An intro to text manipulation in Linux

Almost everything is a text file in Linux.

An intro to text manipulation in Linux

In Linux, almost everything is a text file, manipulating text is crucial. Let's take look at a few commands that will help us do so:


The cat command

The most basic command to display text.

cat file
cat /usr/share/metasploit-framework/data/wordlists/passwd.lst

Not the most convenient tool, but quick.

The head command

This command will display the first 10 lines (by default) of a file.

head filename

If you wanted to display a specific number of lines, specify it after the command with a -

head -20 passwd.lst

The tail command

The opposite of head, will display the last 10 lines (by default) of a file.

tail filename

If you wanted to display a specify number of lines, specify it after the command with a -

tail -20 passwd.lst

The nl command

Display a file with line numbers.

nl file

If you pipe output to it, it makes referencing a whole lot easier.

head -35 passwd.lst | nl

The grep command

Probably the most widely used text manipulation command. There are entire books on this single command.

cat file | grep keyword

It lets you filter content of a file for display.

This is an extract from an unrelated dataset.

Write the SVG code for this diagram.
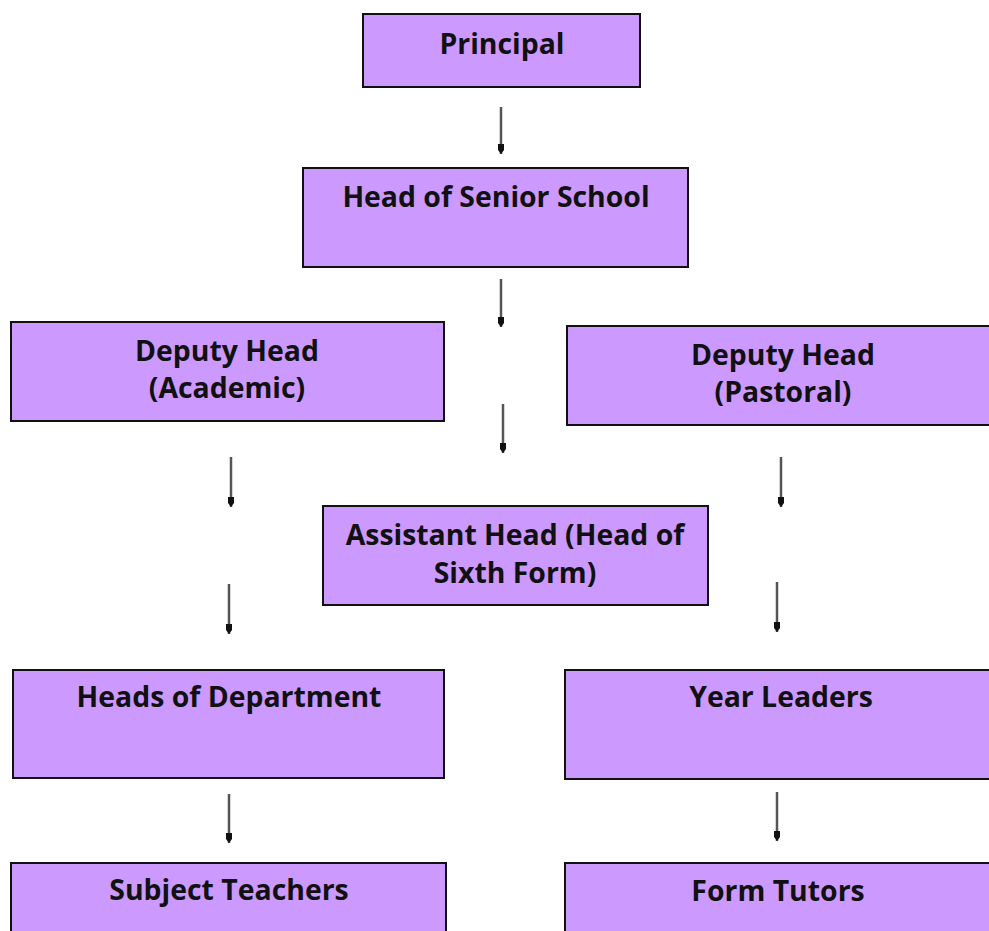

cat passwd.list | grep output

Combine it with previous commands, let's view all words from lines 20 to 50 of passwd.lst that have 23 in them

head -50 passwd.lst | tail -30 | grep 23 | nl
  • head -50 passwd.lst indicates we want to display the first 50 lines
  • tail -30 indicts we want the last 30 lines of those 50 lines from the head command, so lines 20 - 50.
  • grep 23 will display only lines that have 23 in them.
  • nl will display line numbers.

The sed command

This command lets you search for occurrences of a word or a test pattern and then perform some action on it. Similar to Find and Replace in Windows. Commands in sed begin with a single letter.

s is the substitution command

echo "gwyn" | sed 's/gwyn/gps'

Let's use sed to find all the instances of mysl in the snort.conf file and replace it with MySQL and save the file as snorttest.conf in our current directory

sed s/searchterm/replacementterm/occurence

The g here stands for global and means replace all instances of the occurrence.

sed s/mysql/MySQL/g /etc/snort/snort.conf > snorttest.conf

You can specify which occurrence of the line you want to replace by using /1, /2, etc, at the end.

Let's say we have this textfile.txt

gwyn gps
gwyn gps gps
gwyn gps gps gps

How can we only replace the second occurrence of gps with gwyneth per each line?

sed s/gps/gwyneth/2 textfile.txt > sample.txt

Now what if we wanted to replace the second occurrence in only the third line? We can preface the s command with a number to indicate that.

sed 3s/gps/gwyneth/2 textfile.txt > sample2.txt

Let's view each occurrence of mysql in snort.conf

and replace the every mysql occurrence in the second line with dogs and save that to sample2.txt

The more command

Displays a page of a file at a time and lets you page down.

more file
more snort.conf

The less command

Similar to the more command, except with more utility. Less is more :)

less file

If you press the / key, less will let you search for terms in the file.

less snort.conf

Here I pressed / and typed option

less took me to the first occurrence, hit n for next.

That's it for this one, I'm starting to finally understand the power of chaining these commands together.